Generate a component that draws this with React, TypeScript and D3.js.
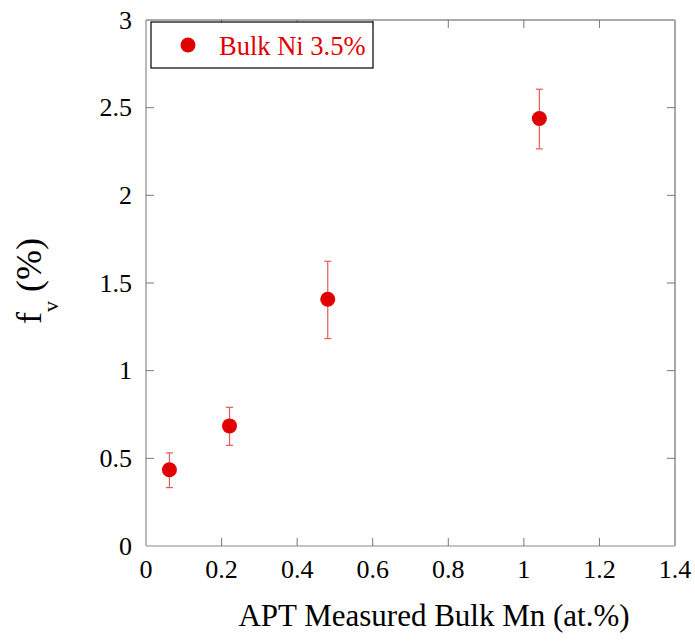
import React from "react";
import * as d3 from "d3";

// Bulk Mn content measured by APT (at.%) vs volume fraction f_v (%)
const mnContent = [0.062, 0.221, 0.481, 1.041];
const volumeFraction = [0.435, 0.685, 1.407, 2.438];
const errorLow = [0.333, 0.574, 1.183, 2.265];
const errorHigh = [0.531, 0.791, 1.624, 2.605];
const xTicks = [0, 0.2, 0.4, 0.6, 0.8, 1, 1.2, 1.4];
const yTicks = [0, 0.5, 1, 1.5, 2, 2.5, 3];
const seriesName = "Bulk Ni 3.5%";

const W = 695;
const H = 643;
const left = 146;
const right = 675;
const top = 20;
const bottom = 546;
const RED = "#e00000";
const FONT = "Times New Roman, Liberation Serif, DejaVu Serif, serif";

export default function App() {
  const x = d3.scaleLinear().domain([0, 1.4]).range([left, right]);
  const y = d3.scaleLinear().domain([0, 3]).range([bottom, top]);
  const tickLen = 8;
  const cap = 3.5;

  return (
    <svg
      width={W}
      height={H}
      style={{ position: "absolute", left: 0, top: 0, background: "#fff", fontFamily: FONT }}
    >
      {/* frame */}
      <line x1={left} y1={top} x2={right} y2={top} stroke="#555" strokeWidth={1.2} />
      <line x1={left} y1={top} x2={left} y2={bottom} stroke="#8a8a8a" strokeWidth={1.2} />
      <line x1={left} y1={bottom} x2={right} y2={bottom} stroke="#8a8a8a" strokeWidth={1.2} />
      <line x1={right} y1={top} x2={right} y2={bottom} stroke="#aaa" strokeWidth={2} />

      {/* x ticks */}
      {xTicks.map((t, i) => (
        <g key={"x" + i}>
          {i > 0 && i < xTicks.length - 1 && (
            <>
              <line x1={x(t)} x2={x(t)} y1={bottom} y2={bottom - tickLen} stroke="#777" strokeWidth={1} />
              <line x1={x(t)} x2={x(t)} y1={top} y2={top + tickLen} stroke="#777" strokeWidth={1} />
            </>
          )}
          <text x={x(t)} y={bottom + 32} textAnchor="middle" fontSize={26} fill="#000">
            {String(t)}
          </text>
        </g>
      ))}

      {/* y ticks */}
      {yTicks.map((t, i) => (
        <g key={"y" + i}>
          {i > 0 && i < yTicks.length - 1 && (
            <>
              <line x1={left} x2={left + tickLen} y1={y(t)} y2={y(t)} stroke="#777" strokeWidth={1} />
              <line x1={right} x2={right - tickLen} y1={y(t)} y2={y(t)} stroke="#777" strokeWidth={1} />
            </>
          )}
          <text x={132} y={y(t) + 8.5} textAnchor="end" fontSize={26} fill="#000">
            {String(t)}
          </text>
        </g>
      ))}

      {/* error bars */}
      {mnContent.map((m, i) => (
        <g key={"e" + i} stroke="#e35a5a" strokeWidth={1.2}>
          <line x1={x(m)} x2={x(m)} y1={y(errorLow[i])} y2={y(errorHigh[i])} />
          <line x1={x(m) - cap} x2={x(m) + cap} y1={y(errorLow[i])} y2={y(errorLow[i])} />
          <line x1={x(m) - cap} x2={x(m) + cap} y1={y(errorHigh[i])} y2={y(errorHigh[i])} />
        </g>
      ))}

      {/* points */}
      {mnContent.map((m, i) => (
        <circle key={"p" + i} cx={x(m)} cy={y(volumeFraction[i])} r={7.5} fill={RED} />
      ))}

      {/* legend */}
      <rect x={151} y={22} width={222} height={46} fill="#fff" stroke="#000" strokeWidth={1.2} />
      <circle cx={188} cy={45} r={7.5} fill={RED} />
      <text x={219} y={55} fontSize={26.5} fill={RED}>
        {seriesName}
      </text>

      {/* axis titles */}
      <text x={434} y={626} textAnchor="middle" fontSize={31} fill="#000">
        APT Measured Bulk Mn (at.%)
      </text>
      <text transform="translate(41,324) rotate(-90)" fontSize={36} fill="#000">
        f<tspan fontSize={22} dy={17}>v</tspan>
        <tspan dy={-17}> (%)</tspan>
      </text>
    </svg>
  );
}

──────────

● What is expected:
Copy every line above that holds the word "React".

● Worked solution:
Generate a component that draws this with React, TypeScript and D3.js.
import React from "react";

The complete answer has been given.